Your task
The lines from the top of the material below through the line containing "const bandHi = 1e-8;" are to be printed exactly, with pictures omitted.

Dataset section
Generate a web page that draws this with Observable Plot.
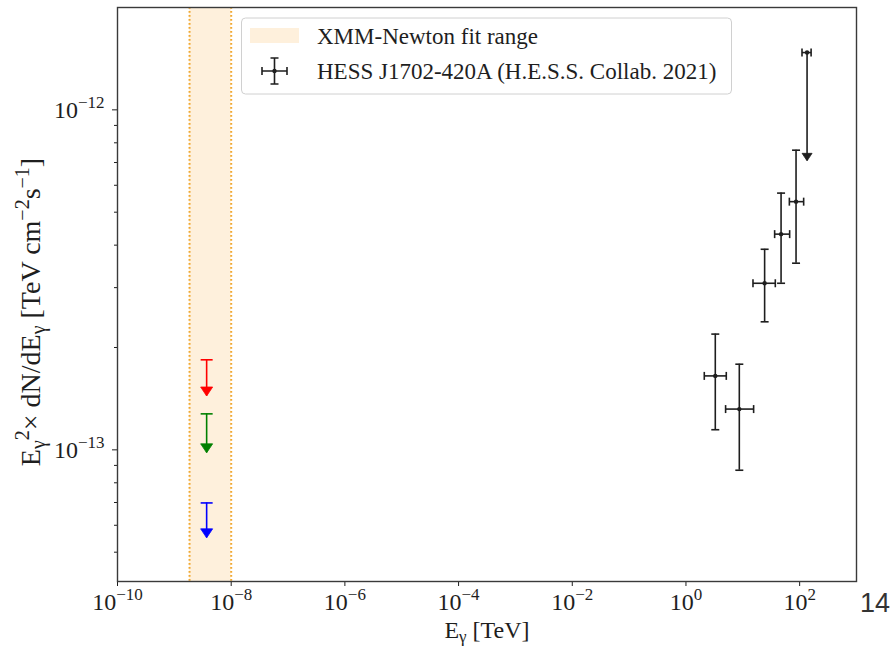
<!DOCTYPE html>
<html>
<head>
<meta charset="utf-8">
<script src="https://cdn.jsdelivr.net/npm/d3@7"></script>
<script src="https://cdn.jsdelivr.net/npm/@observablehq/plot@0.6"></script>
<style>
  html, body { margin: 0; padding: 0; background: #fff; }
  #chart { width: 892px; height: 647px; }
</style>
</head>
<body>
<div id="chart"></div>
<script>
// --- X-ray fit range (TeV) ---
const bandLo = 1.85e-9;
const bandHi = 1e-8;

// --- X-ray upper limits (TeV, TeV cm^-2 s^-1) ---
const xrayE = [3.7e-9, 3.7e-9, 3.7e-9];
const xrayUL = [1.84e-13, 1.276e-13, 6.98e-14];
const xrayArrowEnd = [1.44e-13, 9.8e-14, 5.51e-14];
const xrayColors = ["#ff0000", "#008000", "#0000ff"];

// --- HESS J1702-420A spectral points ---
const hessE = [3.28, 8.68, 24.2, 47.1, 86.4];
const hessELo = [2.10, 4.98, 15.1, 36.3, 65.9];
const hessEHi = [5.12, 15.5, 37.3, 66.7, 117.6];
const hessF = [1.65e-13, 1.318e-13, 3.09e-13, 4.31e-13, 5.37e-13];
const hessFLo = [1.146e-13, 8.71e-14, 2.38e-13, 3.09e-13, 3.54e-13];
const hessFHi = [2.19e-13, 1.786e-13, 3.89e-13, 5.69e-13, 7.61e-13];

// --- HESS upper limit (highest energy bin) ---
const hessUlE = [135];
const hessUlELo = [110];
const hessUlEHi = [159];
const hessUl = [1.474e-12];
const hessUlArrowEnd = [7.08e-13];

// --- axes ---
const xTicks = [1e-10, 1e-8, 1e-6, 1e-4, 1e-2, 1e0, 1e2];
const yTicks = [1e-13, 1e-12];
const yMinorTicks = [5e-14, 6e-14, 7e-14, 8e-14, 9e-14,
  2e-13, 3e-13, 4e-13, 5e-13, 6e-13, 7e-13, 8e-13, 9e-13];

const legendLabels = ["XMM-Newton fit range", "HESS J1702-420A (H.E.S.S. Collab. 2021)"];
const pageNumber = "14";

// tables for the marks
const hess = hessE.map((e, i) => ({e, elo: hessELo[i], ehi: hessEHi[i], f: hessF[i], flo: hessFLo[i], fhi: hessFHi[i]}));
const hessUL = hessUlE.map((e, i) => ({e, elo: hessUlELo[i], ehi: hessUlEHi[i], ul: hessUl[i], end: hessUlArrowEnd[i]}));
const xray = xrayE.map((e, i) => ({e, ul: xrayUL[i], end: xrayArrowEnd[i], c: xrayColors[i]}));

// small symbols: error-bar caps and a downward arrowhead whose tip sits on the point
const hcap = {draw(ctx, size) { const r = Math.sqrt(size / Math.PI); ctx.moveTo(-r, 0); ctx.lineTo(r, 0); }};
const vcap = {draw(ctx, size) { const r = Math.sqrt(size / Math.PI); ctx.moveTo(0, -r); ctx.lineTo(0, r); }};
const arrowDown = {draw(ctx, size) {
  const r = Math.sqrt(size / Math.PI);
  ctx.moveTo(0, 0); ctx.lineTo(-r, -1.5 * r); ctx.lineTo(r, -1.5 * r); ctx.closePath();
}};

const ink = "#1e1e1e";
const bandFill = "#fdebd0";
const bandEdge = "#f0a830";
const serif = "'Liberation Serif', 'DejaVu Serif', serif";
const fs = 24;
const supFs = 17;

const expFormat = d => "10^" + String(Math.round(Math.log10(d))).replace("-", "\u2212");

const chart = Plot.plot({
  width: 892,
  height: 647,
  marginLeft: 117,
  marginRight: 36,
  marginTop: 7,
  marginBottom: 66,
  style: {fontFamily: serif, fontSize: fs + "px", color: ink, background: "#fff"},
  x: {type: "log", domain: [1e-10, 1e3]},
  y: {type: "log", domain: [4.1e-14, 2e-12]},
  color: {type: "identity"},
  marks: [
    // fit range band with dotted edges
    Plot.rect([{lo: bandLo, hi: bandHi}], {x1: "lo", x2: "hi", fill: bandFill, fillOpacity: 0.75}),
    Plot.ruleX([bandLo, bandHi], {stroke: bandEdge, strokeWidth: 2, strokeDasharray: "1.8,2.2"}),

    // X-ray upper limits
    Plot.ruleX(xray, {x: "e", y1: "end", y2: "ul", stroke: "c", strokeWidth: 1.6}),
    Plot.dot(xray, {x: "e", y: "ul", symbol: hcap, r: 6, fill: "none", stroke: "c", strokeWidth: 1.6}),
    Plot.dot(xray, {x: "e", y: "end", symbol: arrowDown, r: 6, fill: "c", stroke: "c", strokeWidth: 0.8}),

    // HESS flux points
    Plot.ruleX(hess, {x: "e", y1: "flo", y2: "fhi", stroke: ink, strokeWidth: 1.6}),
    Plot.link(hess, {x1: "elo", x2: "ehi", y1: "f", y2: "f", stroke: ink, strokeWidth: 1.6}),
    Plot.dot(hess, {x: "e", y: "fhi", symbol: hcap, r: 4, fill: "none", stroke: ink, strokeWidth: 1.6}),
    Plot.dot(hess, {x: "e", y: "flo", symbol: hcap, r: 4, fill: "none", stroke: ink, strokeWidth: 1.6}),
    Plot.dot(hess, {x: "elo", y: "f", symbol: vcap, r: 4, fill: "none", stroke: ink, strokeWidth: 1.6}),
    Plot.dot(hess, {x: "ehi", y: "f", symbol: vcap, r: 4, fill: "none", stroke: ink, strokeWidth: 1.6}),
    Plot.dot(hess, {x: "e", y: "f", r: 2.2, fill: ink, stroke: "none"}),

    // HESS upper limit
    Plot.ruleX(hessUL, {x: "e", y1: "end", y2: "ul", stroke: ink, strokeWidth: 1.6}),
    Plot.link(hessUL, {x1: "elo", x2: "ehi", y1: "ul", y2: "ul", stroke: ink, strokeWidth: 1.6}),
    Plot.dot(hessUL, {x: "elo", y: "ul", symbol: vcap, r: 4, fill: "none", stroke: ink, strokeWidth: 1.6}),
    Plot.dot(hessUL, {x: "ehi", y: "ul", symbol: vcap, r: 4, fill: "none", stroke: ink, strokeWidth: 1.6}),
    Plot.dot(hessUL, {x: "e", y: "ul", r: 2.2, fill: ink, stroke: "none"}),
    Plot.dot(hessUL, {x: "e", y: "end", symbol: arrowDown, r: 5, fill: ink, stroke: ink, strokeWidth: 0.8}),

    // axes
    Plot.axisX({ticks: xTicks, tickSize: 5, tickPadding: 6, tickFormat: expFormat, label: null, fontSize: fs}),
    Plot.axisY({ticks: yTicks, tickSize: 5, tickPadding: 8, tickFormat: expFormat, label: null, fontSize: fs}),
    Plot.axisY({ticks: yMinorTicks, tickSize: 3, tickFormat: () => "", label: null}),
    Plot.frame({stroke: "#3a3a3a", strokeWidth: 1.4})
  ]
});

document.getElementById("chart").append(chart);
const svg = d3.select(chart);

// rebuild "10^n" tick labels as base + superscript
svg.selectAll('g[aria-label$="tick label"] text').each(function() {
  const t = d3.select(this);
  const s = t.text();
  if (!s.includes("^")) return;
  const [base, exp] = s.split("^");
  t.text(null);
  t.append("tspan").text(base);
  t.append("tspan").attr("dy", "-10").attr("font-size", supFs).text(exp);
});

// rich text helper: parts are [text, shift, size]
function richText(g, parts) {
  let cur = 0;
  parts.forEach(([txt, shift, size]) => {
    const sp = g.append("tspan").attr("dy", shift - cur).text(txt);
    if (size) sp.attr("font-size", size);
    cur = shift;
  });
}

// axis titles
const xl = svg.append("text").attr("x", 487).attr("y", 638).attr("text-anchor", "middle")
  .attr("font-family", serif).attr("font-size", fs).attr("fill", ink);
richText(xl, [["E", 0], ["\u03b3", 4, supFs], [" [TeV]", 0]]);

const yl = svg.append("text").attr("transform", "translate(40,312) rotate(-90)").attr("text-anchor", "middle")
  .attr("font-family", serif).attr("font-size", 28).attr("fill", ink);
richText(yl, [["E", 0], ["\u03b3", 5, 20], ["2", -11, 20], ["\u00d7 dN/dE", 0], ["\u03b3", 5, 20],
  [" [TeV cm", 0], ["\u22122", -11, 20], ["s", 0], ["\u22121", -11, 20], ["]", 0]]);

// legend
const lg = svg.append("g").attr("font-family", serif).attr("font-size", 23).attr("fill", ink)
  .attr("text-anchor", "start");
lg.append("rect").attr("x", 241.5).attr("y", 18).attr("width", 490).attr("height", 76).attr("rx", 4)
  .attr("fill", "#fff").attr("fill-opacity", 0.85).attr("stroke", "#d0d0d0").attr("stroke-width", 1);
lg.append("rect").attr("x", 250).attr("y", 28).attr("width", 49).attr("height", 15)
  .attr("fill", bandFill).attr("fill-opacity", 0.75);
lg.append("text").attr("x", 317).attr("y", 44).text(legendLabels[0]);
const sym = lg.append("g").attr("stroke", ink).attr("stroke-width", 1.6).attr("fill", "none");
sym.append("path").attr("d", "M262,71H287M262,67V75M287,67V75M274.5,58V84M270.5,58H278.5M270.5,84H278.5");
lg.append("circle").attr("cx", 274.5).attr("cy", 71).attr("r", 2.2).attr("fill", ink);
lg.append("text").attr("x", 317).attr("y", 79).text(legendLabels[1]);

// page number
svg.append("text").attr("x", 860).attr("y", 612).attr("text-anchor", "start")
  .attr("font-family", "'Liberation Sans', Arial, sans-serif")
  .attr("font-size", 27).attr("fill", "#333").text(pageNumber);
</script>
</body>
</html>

Answer for the task
Generate a web page that draws this with Observable Plot.
<!DOCTYPE html>
<html>
<head>
<meta charset="utf-8">
<script src="https://cdn.jsdelivr.net/npm/d3@7"></script>
<script src="https://cdn.jsdelivr.net/npm/@observablehq/plot@0.6"></script>
<style>
  html, body { margin: 0; padding: 0; background: #fff; }
  #chart { width: 892px; height: 647px; }
</style>
</head>
<body>
<div id="chart"></div>
<script>
// --- X-ray fit range (TeV) ---
const bandLo = 1.85e-9;
const bandHi = 1e-8;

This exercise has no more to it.